Just bloody brilliant.
and guess what? Windows 98SE as a client runs rings around Windows 2000 client! bummer. what to do?
the solution? Windows ME is born! problem solved! Windows 2000 ekes out a win against the bloated Windows ME and the market clowns have something to sell the corporate CIO's who actually look at benchmarks (but clearly not very closely). as for the sheep, they've too stupid to know better and will run whatever DELL installs on their new machines. the M$ market droids will tell them ME is an improvement over 98SE and the sheep will look puzzled for a second, and take it as gospel, feeling a bit uncomfortable for a minute while they almost formed a thought in their head, but were able to suppress it! phew, that was close!
I have my main machine here that is running SP1, a few dual Xeons running SP2, and a dual-core Intel 840 running SP2.
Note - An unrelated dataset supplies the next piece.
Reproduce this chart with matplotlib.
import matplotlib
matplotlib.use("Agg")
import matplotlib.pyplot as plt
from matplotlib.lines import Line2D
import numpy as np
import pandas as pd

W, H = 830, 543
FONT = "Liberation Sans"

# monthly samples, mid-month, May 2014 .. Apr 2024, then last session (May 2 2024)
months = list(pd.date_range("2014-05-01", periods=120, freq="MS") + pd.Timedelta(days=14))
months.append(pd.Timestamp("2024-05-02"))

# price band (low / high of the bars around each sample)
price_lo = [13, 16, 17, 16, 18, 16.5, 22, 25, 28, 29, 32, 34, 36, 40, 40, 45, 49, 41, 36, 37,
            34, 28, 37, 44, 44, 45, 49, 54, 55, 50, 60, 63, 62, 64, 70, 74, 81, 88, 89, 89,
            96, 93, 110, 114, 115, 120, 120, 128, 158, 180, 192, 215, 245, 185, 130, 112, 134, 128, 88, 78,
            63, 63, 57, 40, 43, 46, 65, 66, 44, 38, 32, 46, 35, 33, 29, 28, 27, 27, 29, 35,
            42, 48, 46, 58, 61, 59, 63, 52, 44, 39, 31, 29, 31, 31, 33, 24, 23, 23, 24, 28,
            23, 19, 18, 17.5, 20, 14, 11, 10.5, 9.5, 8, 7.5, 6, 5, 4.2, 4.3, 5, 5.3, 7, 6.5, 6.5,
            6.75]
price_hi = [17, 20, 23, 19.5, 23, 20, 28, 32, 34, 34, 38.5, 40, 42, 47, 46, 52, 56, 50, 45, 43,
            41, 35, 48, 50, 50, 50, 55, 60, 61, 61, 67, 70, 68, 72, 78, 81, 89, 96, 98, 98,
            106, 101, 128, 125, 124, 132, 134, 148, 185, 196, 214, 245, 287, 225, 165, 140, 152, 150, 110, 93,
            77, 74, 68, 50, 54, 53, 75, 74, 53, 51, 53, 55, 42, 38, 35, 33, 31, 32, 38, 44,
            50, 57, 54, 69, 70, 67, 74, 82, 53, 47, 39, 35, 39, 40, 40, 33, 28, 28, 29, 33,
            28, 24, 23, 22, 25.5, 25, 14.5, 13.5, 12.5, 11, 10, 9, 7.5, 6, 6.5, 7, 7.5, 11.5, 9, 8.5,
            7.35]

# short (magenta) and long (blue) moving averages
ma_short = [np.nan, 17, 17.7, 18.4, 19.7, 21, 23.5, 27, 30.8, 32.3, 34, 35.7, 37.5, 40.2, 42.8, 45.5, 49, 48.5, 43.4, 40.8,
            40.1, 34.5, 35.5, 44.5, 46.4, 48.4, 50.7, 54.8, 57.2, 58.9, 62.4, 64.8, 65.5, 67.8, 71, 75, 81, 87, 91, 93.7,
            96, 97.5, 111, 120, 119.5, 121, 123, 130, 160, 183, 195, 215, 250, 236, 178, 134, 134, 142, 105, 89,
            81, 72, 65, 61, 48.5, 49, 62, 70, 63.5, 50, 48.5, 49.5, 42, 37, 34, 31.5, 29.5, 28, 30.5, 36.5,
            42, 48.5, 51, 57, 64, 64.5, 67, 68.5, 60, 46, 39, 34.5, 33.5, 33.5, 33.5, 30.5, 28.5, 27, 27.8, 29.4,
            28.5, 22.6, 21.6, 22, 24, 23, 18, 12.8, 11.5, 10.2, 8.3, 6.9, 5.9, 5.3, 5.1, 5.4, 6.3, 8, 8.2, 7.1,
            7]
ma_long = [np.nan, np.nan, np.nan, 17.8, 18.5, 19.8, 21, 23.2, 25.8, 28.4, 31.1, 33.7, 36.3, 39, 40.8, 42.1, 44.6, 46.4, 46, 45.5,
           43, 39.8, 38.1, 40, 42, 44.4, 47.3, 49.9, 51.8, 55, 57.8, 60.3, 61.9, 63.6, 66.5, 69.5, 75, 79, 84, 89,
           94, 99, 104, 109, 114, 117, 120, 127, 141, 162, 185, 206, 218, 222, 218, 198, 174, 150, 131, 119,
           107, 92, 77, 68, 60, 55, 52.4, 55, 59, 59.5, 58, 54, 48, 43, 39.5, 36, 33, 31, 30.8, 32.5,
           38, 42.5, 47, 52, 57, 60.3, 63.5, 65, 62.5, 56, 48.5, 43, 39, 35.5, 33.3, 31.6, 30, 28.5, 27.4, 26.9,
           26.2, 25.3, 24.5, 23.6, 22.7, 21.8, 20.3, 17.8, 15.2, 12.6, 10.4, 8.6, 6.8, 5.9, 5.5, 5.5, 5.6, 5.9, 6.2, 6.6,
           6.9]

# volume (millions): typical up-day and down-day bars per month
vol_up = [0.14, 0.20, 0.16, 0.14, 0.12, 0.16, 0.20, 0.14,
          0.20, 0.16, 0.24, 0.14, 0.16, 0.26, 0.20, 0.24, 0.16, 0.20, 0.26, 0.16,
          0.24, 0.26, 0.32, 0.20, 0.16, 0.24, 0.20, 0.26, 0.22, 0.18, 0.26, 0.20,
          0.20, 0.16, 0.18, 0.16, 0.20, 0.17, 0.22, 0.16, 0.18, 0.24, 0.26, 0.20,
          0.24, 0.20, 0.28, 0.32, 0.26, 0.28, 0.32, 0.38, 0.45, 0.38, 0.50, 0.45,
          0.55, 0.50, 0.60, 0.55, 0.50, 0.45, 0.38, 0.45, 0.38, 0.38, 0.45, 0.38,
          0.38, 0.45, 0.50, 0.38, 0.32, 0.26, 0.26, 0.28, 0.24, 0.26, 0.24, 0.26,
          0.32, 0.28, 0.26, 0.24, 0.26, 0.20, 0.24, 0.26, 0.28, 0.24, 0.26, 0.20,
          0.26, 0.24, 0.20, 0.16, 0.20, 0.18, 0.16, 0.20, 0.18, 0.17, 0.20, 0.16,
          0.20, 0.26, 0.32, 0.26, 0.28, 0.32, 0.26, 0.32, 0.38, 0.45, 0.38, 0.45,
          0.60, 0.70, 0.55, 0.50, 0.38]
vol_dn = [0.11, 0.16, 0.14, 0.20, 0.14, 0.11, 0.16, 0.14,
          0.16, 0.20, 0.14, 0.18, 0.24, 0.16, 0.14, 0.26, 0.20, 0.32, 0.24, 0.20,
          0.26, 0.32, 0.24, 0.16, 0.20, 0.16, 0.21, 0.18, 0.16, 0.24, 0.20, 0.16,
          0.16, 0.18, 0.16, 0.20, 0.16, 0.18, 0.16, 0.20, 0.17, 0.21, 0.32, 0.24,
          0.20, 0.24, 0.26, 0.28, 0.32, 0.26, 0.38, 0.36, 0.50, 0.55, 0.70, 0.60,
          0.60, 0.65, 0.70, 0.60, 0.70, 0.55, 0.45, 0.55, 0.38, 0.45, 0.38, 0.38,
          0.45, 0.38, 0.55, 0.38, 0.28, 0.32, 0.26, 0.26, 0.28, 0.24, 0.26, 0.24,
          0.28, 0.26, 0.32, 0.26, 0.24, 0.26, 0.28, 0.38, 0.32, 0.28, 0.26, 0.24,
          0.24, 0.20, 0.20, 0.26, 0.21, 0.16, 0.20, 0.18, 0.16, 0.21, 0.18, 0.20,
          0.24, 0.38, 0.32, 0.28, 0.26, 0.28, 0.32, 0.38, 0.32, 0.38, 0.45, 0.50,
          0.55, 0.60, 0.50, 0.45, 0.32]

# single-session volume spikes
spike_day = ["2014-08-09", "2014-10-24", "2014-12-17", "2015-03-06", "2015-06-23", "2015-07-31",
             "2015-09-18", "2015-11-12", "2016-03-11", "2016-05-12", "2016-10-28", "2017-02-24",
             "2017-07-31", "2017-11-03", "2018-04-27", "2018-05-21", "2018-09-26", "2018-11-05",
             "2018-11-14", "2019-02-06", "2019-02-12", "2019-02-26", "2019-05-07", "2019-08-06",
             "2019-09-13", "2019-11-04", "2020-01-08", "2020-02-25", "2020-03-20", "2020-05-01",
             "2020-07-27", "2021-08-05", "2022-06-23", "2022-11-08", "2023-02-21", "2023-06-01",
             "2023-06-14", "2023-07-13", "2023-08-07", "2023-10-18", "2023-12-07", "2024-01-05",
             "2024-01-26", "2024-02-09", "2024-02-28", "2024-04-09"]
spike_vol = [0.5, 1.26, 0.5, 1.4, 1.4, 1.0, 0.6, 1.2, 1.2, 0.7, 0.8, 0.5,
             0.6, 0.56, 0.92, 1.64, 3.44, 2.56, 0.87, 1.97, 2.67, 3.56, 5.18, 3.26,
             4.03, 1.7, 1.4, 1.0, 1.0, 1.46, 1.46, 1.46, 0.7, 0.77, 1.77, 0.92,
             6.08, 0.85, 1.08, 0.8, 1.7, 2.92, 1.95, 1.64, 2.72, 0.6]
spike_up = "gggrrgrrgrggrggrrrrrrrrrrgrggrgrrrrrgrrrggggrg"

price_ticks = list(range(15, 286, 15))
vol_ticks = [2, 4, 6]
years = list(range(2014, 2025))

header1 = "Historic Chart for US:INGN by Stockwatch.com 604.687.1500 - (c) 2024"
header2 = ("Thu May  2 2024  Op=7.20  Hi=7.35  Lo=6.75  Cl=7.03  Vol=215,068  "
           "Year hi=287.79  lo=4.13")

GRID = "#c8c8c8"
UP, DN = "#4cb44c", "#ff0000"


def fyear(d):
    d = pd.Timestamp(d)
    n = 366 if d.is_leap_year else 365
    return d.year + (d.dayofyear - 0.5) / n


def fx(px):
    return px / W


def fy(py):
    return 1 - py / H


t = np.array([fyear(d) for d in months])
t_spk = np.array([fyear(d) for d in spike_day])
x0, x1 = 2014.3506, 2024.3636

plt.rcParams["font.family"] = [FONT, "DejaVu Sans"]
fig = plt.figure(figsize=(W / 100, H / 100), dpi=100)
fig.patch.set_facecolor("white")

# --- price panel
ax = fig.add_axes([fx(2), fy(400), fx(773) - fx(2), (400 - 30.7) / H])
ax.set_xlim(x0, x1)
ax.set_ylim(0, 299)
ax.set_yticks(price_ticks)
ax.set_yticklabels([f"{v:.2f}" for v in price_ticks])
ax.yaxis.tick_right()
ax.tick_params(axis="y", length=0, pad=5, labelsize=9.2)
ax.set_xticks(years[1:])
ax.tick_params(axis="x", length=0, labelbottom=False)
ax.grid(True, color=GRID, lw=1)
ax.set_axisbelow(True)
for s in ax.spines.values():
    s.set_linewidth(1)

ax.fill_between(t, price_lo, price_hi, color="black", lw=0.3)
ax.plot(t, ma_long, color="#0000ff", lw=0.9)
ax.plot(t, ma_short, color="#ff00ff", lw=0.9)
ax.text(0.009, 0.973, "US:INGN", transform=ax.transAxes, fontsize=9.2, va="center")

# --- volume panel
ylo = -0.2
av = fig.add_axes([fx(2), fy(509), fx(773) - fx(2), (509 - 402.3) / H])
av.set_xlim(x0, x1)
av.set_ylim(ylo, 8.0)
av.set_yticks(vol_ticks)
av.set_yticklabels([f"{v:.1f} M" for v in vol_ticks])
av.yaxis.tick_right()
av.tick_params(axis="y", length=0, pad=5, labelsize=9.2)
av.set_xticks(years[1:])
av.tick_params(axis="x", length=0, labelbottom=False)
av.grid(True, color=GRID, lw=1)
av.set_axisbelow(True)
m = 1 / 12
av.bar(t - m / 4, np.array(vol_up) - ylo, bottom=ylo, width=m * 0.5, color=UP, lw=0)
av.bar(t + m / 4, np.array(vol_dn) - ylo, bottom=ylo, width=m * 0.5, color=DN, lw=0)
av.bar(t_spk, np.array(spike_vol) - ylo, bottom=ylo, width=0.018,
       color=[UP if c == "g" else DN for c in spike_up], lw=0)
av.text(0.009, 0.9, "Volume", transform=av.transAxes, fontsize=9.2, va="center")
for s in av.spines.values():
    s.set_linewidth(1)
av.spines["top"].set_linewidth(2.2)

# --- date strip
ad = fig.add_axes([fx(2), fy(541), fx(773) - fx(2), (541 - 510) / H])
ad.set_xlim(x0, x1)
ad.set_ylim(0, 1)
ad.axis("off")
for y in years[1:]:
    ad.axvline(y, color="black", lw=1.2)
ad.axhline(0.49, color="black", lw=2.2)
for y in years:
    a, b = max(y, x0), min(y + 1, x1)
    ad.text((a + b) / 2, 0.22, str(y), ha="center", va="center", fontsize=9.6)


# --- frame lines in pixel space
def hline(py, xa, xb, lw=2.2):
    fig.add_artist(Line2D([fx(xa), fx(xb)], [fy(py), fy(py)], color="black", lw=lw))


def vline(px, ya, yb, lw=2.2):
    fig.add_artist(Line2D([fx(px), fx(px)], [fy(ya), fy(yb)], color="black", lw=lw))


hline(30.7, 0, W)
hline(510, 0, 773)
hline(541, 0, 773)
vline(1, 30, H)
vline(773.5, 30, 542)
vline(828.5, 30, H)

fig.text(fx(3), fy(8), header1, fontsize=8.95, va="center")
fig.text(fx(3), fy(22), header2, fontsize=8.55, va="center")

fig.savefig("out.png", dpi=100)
Even given the fact that they all (currently) have different purposes, I can tell no difference in performance.
Is there something in particular I should be looking for?
"Windows XP SP1 SP2 Performance"
The gamers clealy recommend *against* SP2. the first one that hits in groups.google.com has five fairly complicated things that were necessary to erase the SP2 performance penalty over SP1...
of course, if you type the same string into the M$ search engine these delusional anti-M$ posts claiming slower performance probably won't show up. i don't dare try it since the eveel eye in redmond may notice me!